Ex-Labour leader Tony Blair urges party to avoid ‘culture war’ on trans rights

Tony Blair has urged Labour not to get into a “culture war” on trans rights after the issue split the current crop of leadership hopefuls.

The former prime minister has advised the party to avoid signing up to activist pledges on transgender rights – an issue that has dogged the three-horse race to replace Jeremy Corbyn.

“We don’t need to be fighting that culture war,” Mr Blair told an audience at King’s College London on Thursday.

“That doesn’t mean to say you don’t take the right positions on things.”

Leadership contenders shadow business secretary Rebecca Long-Bailey and backbencher Lisa Nandy have both given their backing to the controversial 12-point pledge card issued by the Labour Campaign for Trans Rights (LCTR).

The pledges have drawn criticism for demanding that members deemed to be “transphobic” are expelled from the party.

The document also describes organisations such as Woman’s Place UK, a group that calls for biological sex to be acknowledged as part of maintaining women’s rights, as a “trans-exclusionist hate group”.

Sir Keir Starmer, the shadow Brexit secretary and third contender in the leadership battle, has not said whether he backs the 12 pledges but has called for transgender rights to be seen as human rights.

Mr Blair said that, rather than signing up to pledges, Labour should instead be engaging with the formal Government consultation on whether those living as transgender should be able to self-identify.

Asked whether he would have signed the LCTR pledges, the ex-Labour leader of 13 years replied: “No, I wouldn’t.

Labour trans
Labour leadership candidates Rebecca Long-Bailey (left) and Lisa Nandy have both signed-up to the transgender pledges (Jane Barlow/PA)

“I think there are all sorts of difficult issues that have to be resolved, there is a proper consultation process going on. We should do it in that way.”

The 66-year-old said Labour needed to move away from a “finger-jabbing sectarian” style of politics.

“If you’re going to start trying to advocate things in a finger-jabbing sectarian way, saying ‘If you don’t sign up to what I’m saying then I’m going to disrupt your meetings and shout at you’, you’re not going to win that battle,” he added.

“You’re just going to put a whole lot of people off.”

Mr Blair said if Labour chose transgender rights as its “big thing” then it would lose “a kind of culture war” with those on the right of the politician spectrum, who were likely to adopt immigration as its main issue.

Great to hear @lisanandy on Radio 4 #r4today clarifying a common misconception about our pledges – we don't want people expelled for disagreeing with us on policy, only for expressing bigoted and transphobic views.

— Labour Campaign for Trans Rights (@Labour_Trans) February 13, 2020

Boris Johnson’s Conservative Government announced this week a new points-based immigration system which is designed to make it tougher for low skilled labourers to work in the UK.

“You’ve got to distinguish between the advocacy of certain things that are right – and you can say that whether it is about gay rights, transgender rights, whatever it is,” said Mr Blair, who was in Downing Street for 10 years between 1997 and 2007.
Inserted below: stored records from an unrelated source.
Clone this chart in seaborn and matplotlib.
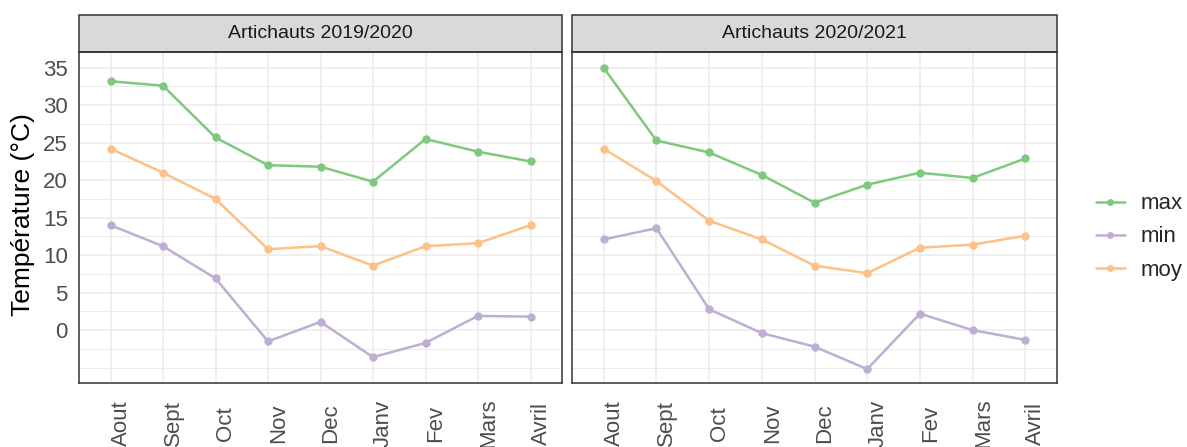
import matplotlib
matplotlib.use("Agg")
import matplotlib.pyplot as plt
from matplotlib.patches import Rectangle
from matplotlib.lines import Line2D
import seaborn as sns
import pandas as pd
import numpy as np

# data
months = ["Aout", "Sept", "Oct", "Nov", "Dec", "Janv", "Fev", "Mars", "Avril"]
seasons = ["Artichauts 2019/2020", "Artichauts 2020/2021"]

max_1920 = [33.2, 32.6, 25.7, 22.0, 21.8, 19.8, 25.5, 23.8, 22.5]
moy_1920 = [24.2, 21.0, 17.5, 10.8, 11.2, 8.6, 11.2, 11.6, 14.0]
min_1920 = [14.0, 11.2, 6.9, -1.5, 1.1, -3.6, -1.7, 1.9, 1.8]

max_2021 = [35.0, 25.3, 23.7, 20.7, 17.0, 19.4, 21.0, 20.3, 22.9]
moy_2021 = [24.2, 19.9, 14.6, 12.1, 8.6, 7.6, 11.0, 11.4, 12.6]
min_2021 = [12.1, 13.6, 2.8, -0.4, -2.2, -5.2, 2.2, 0.0, -1.3]

variables = ["max", "min", "moy"]
colors = {"max": "#7FC97F", "min": "#BEAED4", "moy": "#FDC086"}

# long form table
rows = []
for season, series in zip(seasons, [
        {"max": max_1920, "min": min_1920, "moy": moy_1920},
        {"max": max_2021, "min": min_2021, "moy": moy_2021}]):
    for var in variables:
        for i, m in enumerate(months):
            rows.append({"saison": season, "variable": var,
                         "pos": i, "mois": m, "temp": series[var][i]})
df = pd.DataFrame(rows)

sns.set_theme(style="white")
plt.rcParams["font.family"] = ["Liberation Sans", "DejaVu Sans"]

W, H = 1187, 447
fig = plt.figure(figsize=(W / 100, H / 100), dpi=100)

panels = [(79, 562), (572, 1057)]
top, bottom = 52, 383
strip_top = 15

for k, season in enumerate(seasons):
    x0, x1 = panels[k]
    ax = fig.add_axes([x0 / W, 1 - bottom / H, (x1 - x0) / W, (bottom - top) / H])
    sub = df[df["saison"] == season]

    # grid
    for y in np.arange(-5, 37.6, 2.5):
        major = (y % 5 == 0) and y >= 0
        ax.axhline(y, color="#EBEBEB", lw=1.1 if major else 0.7, zorder=0)
    for i in range(len(months)):
        ax.axvline(i, color="#EBEBEB", lw=1.1, zorder=0)

    sns.lineplot(data=sub, x="pos", y="temp", hue="variable",
                 hue_order=variables, palette=colors, marker="o",
                 markersize=6, markeredgewidth=0, linewidth=1.8,
                 sort=False, legend=False, ax=ax)

    ax.set_xlim(-0.6, len(months) - 0.4)
    ax.set_ylim(-7.05, 37.1)
    ax.set_xticks(range(len(months)))
    ax.set_xticklabels(months)
    ax.set_yticks(range(0, 36, 5))
    ax.set_xlabel("")
    ax.set_ylabel("")
    ax.tick_params(axis="both", colors="#333333", length=5, width=1.0,
                   labelcolor="#4D4D4D", labelsize=16)
    ax.tick_params(axis="x", pad=24)
    ax.tick_params(axis="y", pad=3)
    plt.setp(ax.get_xticklabels(), rotation=90, va="center", ha="left")
    if k > 0:
        ax.tick_params(axis="y", left=False, labelleft=False)
    for s in ax.spines.values():
        s.set_color("#333333")
        s.set_linewidth(1.1)

    # facet strip
    h = (top - strip_top) / (bottom - top)
    ax.add_patch(Rectangle((0, 1), 1, h, transform=ax.transAxes,
                           facecolor="#D9D9D9", edgecolor="#333333",
                           lw=1.1, clip_on=False))
    ax.text(0.5, 1 + h / 2, season, transform=ax.transAxes, ha="center",
            va="center", fontsize=14, color="#1A1A1A")

fig.text(23 / W, 1 - 215 / H, "Température (°C)", rotation=90,
         ha="center", va="center", fontsize=19, color="black")

handles = [Line2D([0], [0], color=colors[v], lw=1.8, marker="o",
                  markersize=5, markeredgewidth=0) for v in variables]
fig.legend(handles, variables, loc="center left",
           bbox_to_anchor=(1087 / W, 1 - 237 / H), frameon=False,
           fontsize=16, handlelength=1.3, handletextpad=0.7,
           labelspacing=0.55, borderaxespad=0)

fig.savefig("out.png", dpi=100)
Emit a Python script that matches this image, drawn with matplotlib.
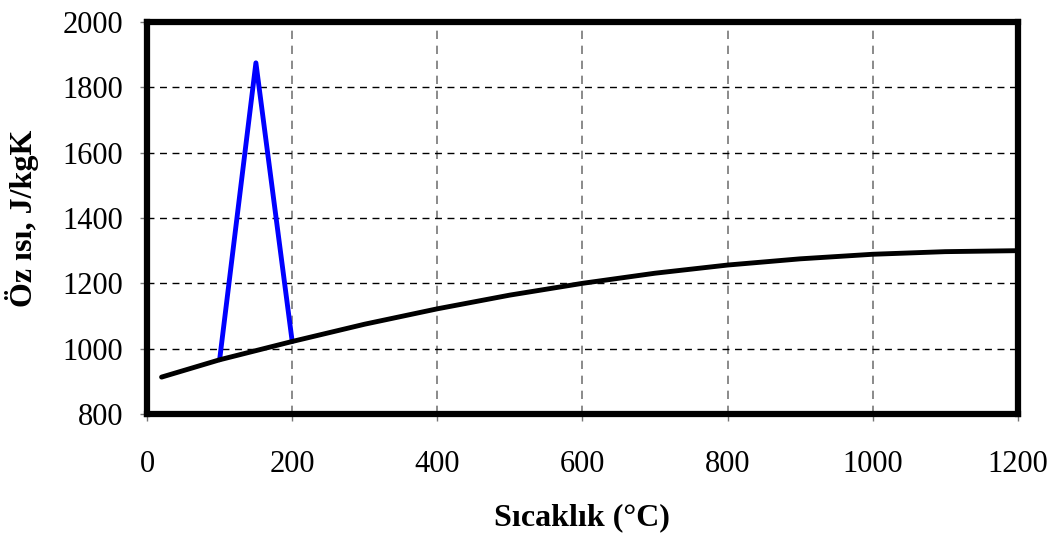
import matplotlib
matplotlib.use("Agg")
import matplotlib.pyplot as plt

temp_black = [20, 100, 200, 300, 400, 500, 600, 700, 800, 900, 1000, 1100, 1200]
cp_black = [913, 966, 1022, 1075, 1122, 1164, 1200, 1231, 1256, 1275, 1289, 1297, 1300]
temp_blue = [100, 150, 200]
cp_blue = [966, 1875, 1022]
xticks = [0, 200, 400, 600, 800, 1000, 1200]
yticks = [800, 1000, 1200, 1400, 1600, 1800, 2000]

plt.rcParams['font.family'] = ['Liberation Serif', 'DejaVu Serif']
fig = plt.figure(figsize=(10.58, 5.34), dpi=100)
ax = fig.add_axes([0.139, 0.2247, 0.823, 0.7341])

for x in xticks[1:-1]:
    ax.axvline(x, color='#777777', lw=1.2, ls=(0, (5, 4)), zorder=1)
for y in yticks[1:-1]:
    ax.axhline(y, color='black', lw=1.0, ls=(0, (5, 4)), zorder=1)

ax.plot(temp_blue, cp_blue, color='#0000ff', lw=3.5, solid_capstyle='round', solid_joinstyle='round', zorder=3)
ax.plot(temp_black, cp_black, color='black', lw=3.5, solid_capstyle='round', zorder=4)

ax.set_xlim(0, 1200)
ax.set_ylim(800, 2000)
ax.set_xticks(xticks)
ax.set_yticks(yticks)
ax.tick_params(direction='out', length=5, width=1, color='#777777', labelsize=22)
ax.tick_params(axis='x', pad=21)
ax.tick_params(axis='y', pad=12)
for s in ax.spines.values():
    s.set_linewidth(4.5)
    s.set_color('black')

ax.set_xlabel('Sıcaklık (°C)', fontsize=23, fontweight='bold', labelpad=17)
ax.set_ylabel('Öz ısı, J/kgK', fontsize=23, fontweight='bold', labelpad=17)

fig.savefig('out.png', dpi=100)
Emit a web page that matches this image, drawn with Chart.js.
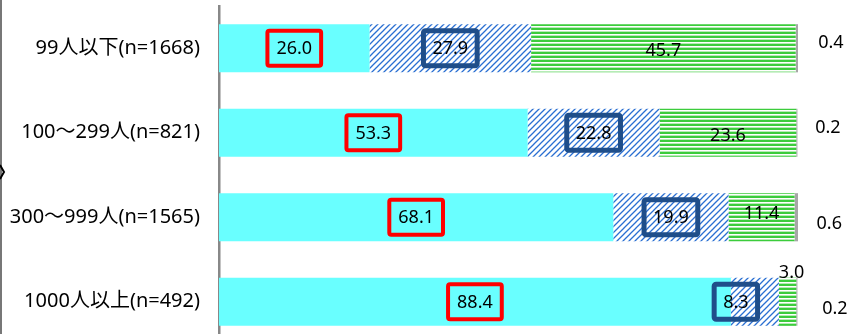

“You’ve got to distinguish between that and launching yourself politically into a kind of culture war with the right.

“If you go, ‘Transgender rights is our big thing’, and the right goes, ‘Immigration controls is our big thing’, then you’re going to lose that war.

“So you’re not going to advance any of the things you want to do.”

Labour’s manifesto during the December general election committed to reforming the Gender Recognition Act 2004 to introduce self-declaration for transgender people.